AP: Ralph was always interested in hospitality. We’d opened a big store in Chicago, with a restaurant that is still very successful, and then we opened a variety of different things: a juice bar in Florida, Rugby restaurants, coffee bars. The space didn’t flow well, but we’d had a lot of conversations about what kinds of restaurants he likes. In London, clubby basements restaurants are not a weird thing, especially if you design it in a way that’s totally atmospheric. I was nervous but people seem to really like it.
ID: Why do you think that is?
AP: New York loves a classic, a place where you feel special and taken care of. Who wouldn’t like the Stork Club if it were still open? There’s so much newness and flash, so many new things constantly thrown at you, so it’s kind of nice when there’s a place that makes you say: Wow, has this always been here? It’s theater. It’s beautifully lit, and you never have a dark corner. There’s always a mirror, you’re always staring at something that isn’t a wall. The movement of everybody keeps it vibrant and not sleepy.
ID: What was translating such an Americana aesthetic to Paris for Ralph’s?
AP: It was so much fun. The building hadn’t been registered by the French authorities because it had been a government office for maybe a century or something, full of office systems and tall ceilings. There was so much discovery—beautiful boiserie and painted this and painted that. There was a space in the back, and we had to imagine what it would be. Let’s make a stable! A cool stable! And let’s make the core dining alfresco with beautiful gardens. It was deliberate. Ralph made a concerted effort that we had to do American food, and I was 100% on board.
ID: Why did you decide to leave?
AP: I was there for 33 years. I had a child at 50, and I thought, if I’m ever going to do something else, what am I going to do? I wanted more of my own schedule, my own time. So I waited for the company’s 50th anniversary, and then in early 2019 said I was finished. I took a year off, sort of unwrapping my connection and my DNA with that company. Then I realized I still love doing design, and so opened the doors to my own firm three months before COVID. Suddenly it was like: Rome is burning, I’m not going to care about decorating right now. But slowly I was able to add projects, mostly residential via Zoom.

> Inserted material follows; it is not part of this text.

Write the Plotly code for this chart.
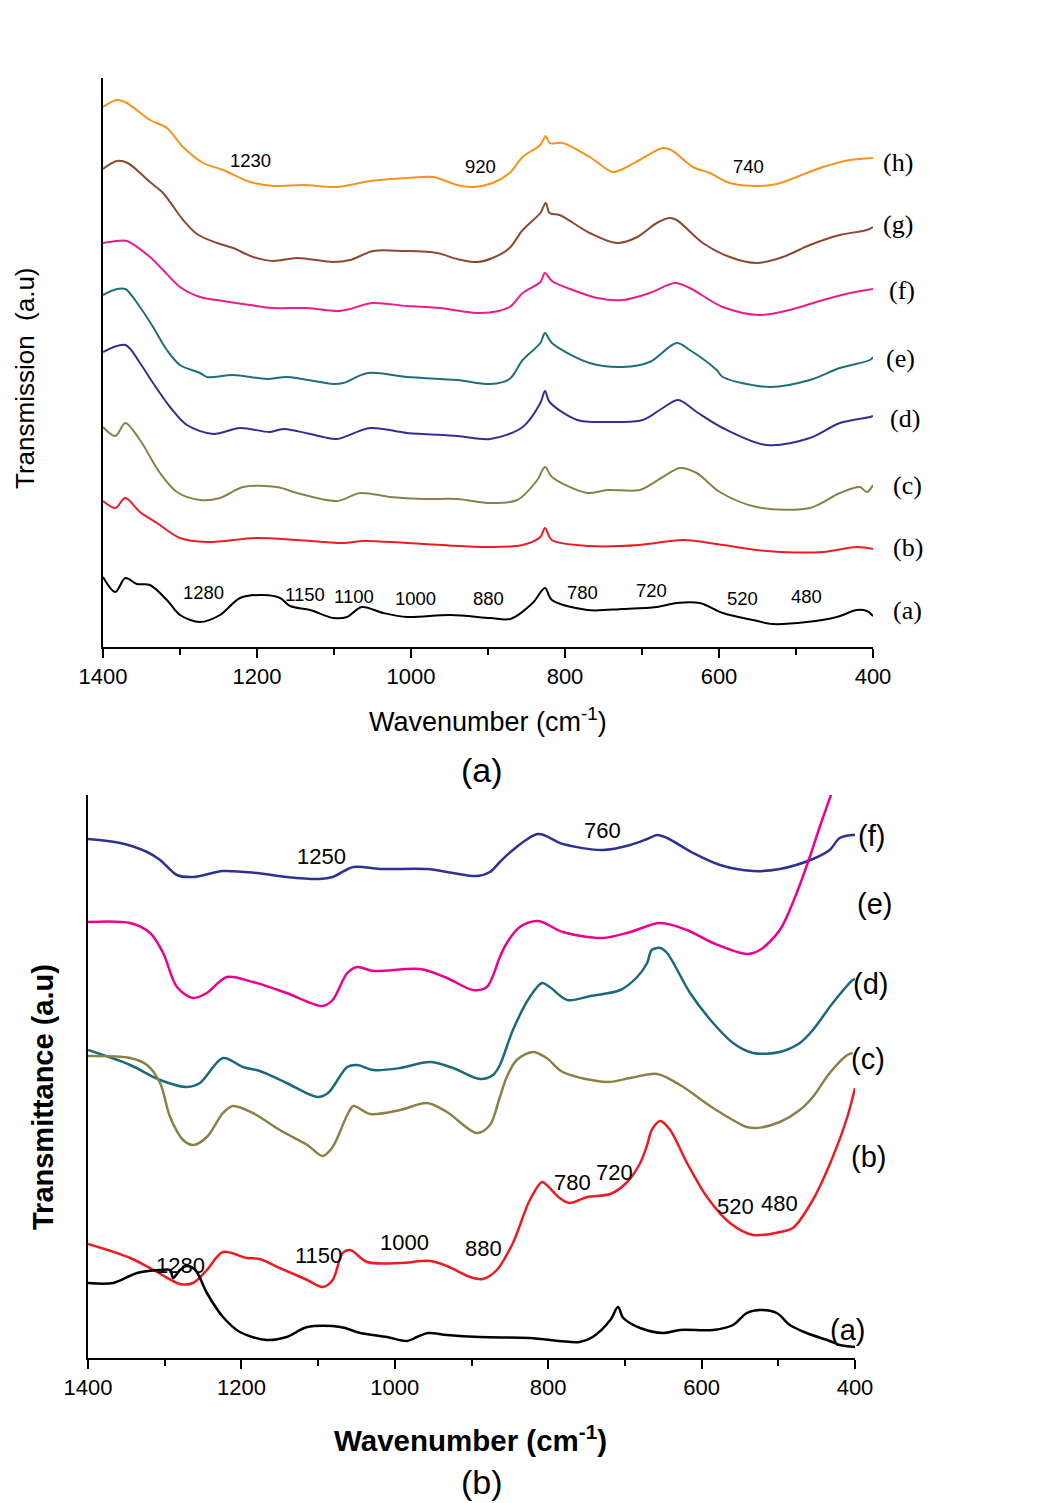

We broke even, which is crazy.
ID: What were some of those first projects?
AP: We finished a beautiful house in Cabo San Lucas. With most of the clients, it was a second home and they seemed to want everything delivered in a box—not even buying a toothbrush, tell me what soap should be in the shower. When you’re doing main residences it’s a little more challenging, more intense debating going on between the couple. I renovated Dune, a 400-seat in Fort Lauderdale, one of the only ones on the beachfront. I’m doing a restaurant in Brooklyn and in Houston, building it from the ground up. And I have a very good friend who’s an acupuncturist. He called me in the middle of winter and said can you design a store for me? I didn’t want to design stores anymore, but it was really fun. It’s a tiny little apothecary in Sag Harbor that reimagines what an herbalist [shop] might look like, a little jewel box.
ID: How did you reconnect with EJ Victor for your collections with them?
AP: I’ve been working with EJ Victor for decades, maybe, they used to do the Ralph Lauren furniture line. We were chatting after I left and it was clear to me there was an opportunity for what I would call American classics. One of the things that’s happened in America is this idea of coastal. The first season I did my collection, the people who came to Market were all from the South. They responded, and I started to lean into more of a warm weather strategy, for lack of a better phrase.
ID: How do you conceptualize the difference between that collection and the new one under your own name?
AP: That one will will show at Market, we’re going to a much bigger showroom. I grew up in Miami, in the ‘60s in Coconut Grove surrounded by Spanish and Art Deco architecture, and hippies. That really formed my view of the world and design, that bohemian quality. I like things that are antiques and have patina to them, but are modern. When I started my collection, I wasn’t really doing experimental design. I’m not doing this for my health. I’m doing it because I want people to love it and buy it and get it out there.